Jose is always persistent. Sometimes he is straight up insane.

“Meester. I nee pash. Ahvul. Ahvul. You know what’s da?”

“Sit down Jose. Do your work. You don’t even have your notebook out. Where’s your notebook?!”

“Ahvul, Meester. Ahvul.” Jose then pulls out a small zip-lock baggy containing a few Advils, and I understand, sort of. Unsure if perhaps Jose does actually need to take his pain-relievers, I allow him to go to the bathroom during the five minute break between the first and second half of the double period.

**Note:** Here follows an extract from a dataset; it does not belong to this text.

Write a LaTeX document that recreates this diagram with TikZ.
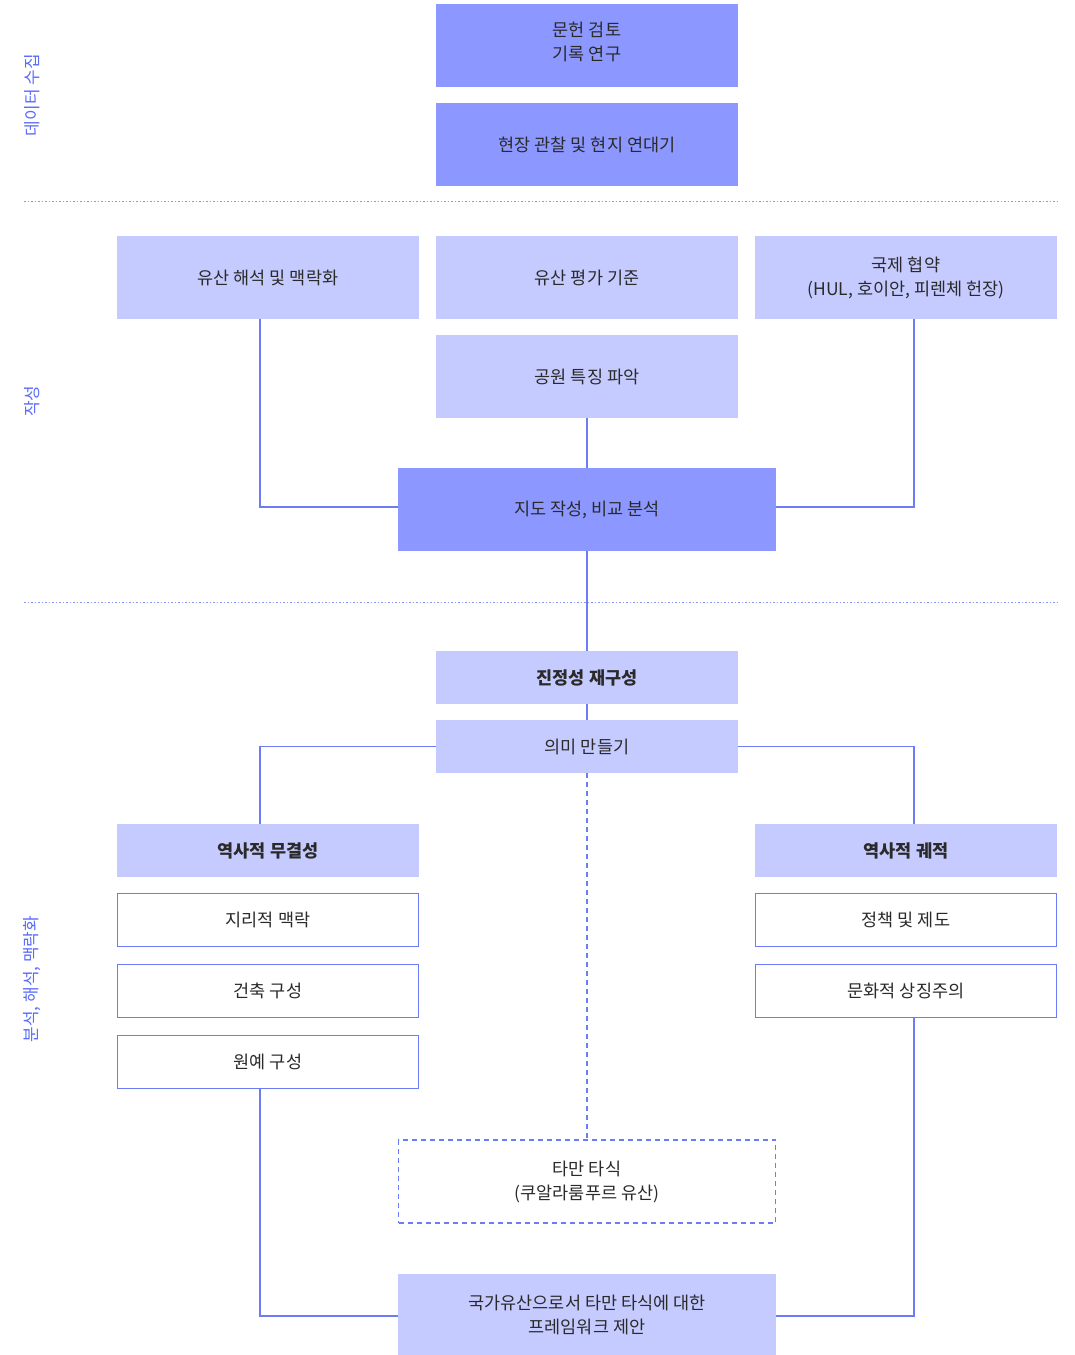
\documentclass[tikz,border=0pt]{standalone}
\usepackage{fontspec}
\setmainfont{Noto Sans CJK KR}
\definecolor{darkbox}{HTML}{8C98FF}
\definecolor{lightbox}{HTML}{C6CBFF}
\definecolor{edge}{HTML}{6C7CF5}
\definecolor{sidecol}{HTML}{5B6CFA}
\definecolor{txt}{HTML}{2A2A2A}
\begin{document}
\begin{tikzpicture}[x=1pt,y=-1pt,
  base/.style={rectangle,inner sep=0pt,align=center,text=txt,font=\fontsize{17.5}{24}\selectfont},
  dbox/.style={base,fill=darkbox,minimum width=302pt,minimum height=83pt},
  lbox/.style={base,fill=lightbox,minimum width=302pt,minimum height=83pt},
  hbox/.style={base,fill=lightbox,minimum width=302pt,minimum height=53pt},
  wbox/.style={base,fill=white,draw=edge,line width=1.2pt,minimum width=301pt,minimum height=53pt},
  conn/.style={draw=edge,line width=1.3pt},
  sep/.style={draw=edge!80,line width=1pt,dash pattern=on 1.5pt off 2pt},
  side/.style={text=sidecol,rotate=90,font=\fontsize{17}{18}\selectfont}]
\useasboundingbox (0,0) rectangle (1074,1355);
% separators
\coordinate (s1a) at (24,201); \coordinate (s1b) at (1060,201);
\coordinate (s2a) at (24,602); \coordinate (s2b) at (1060,602);
\draw[sep] (s1a) -- (s1b);
\draw[sep] (s2a) -- (s2b);
% side labels
\node[side] (L1) at (32,95) {데이터 수집};
\node[side] (L2) at (32,401) {작성};
\node[side] (L3) at (32,979) {분석, 해석, 맥락화};
% data collection
\node[dbox] (lit) at (587,45.5) {문헌 검토\\기록 연구\\[-16pt]\mbox{}};
\node[dbox] (field) at (587,144.5) {현장 관찰 및 현지 연대기};
% mapping
\node[lbox] (interp) at (268,277.5) {유산 해석 및 맥락화};
\node[lbox] (crit) at (587,277.5) {유산 평가 기준};
\node[lbox] (intl) at (906,277.5) {국제 협약\\(HUL, 호이안, 피렌체 헌장)};
\node[lbox] (park) at (587,376.5) {공원 특징 파악};
\node[dbox,minimum width=378pt] (map) at (587,509.5) {지도 작성, 비교 분석};
% analysis
\node[hbox] (auth) at (587,677.5) {\bfseries 진정성 재구성};
\node[hbox] (mean) at (587,746.5) {의미 만들기};
\node[hbox] (integ) at (268,850.5) {\bfseries 역사적 무결성};
\node[wbox] (geo) at (268,920) {지리적 맥락};
\node[wbox] (arch) at (268,991) {건축 구성};
\node[wbox] (hort) at (268,1062) {원예 구성};
\node[hbox] (traj) at (906,850.5) {\bfseries 역사적 궤적};
\node[wbox] (pol) at (906,920) {정책 및 제도};
\node[wbox] (cult) at (906,991) {문화적 상징주의};
\node[base,draw=edge,line width=1.2pt,dash pattern=on 5pt off 4pt,minimum width=377pt,minimum height=83pt] (taman) at (587,1181.5) {타만 타식\\(쿠알라룸푸르 유산)};
\node[lbox,minimum width=378pt,minimum height=81pt] (frame) at (587,1314.5) {국가유산으로서 타만 타식에 대한\\프레임워크 제안};
% connectors
\draw[conn] ([xshift=-8pt]interp.south) |- ([yshift=2.5pt]map.west);
\draw[conn] ([xshift=8pt]intl.south) |- ([yshift=2.5pt]map.east);
\draw[conn] (park) -- (map);
\draw[conn] (map) -- (auth);
\draw[conn] (auth) -- (mean);
\draw[conn] (mean.west) -| ([xshift=-8pt]integ.north);
\draw[conn] (mean.east) -| ([xshift=8pt]traj.north);
\draw[draw=edge,line width=1.3pt,dash pattern=on 5pt off 4pt] (mean) -- (taman);
\draw[conn] ([xshift=-8pt]hort.south) |- ([yshift=-1.5pt]frame.west);
\draw[conn] ([xshift=8pt]cult.south) |- ([yshift=-1.5pt]frame.east);
\end{tikzpicture}
\end{document}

He returns to class, sits down, begins unintelligibly singing to himself, and soon turns to me.

“Meester, I nee pash now. I go.”

I’ve been handling things well up to this point, taking everything in stride, but this immediately sends me over the edge.

My face turns red. My eyes bug out. Veins on my neck swell and quiver. Now I know he’s fucking with me. I stalk over to Jose, pick up his back pack, take his notebook out and slam it onto his desk, thinking maybe if I choked him I could convince all the other kids to testify that he had it coming.

Jose persists in asking for the bathroom pass, blabbering about being sick, and saying I lied to him. I rudely shush him every time he opens his mouth, and other than that ignore him as I go about trying to get the kids to understand that Martin Luther King isn’t just “for the blacks.”

Jose keeps yammering on about needing his Advil and eventually stands up, crosses the room, kneels down by the trashcan and begins to retch violently. It is a highly realistic performance. His shoulders convulse. He gags. He gulps. He emits the guttural sound of digestive demons.

I’m not buying it though. I’ve had enough, so I let Jose be as he retches and groans on the floor. At some point he stops, still seething with resentment towards me, and returns to his seat.

He approaches me again a few minutes before the end of class.

“Meester, I sing, you hay me sing da class. Is good.”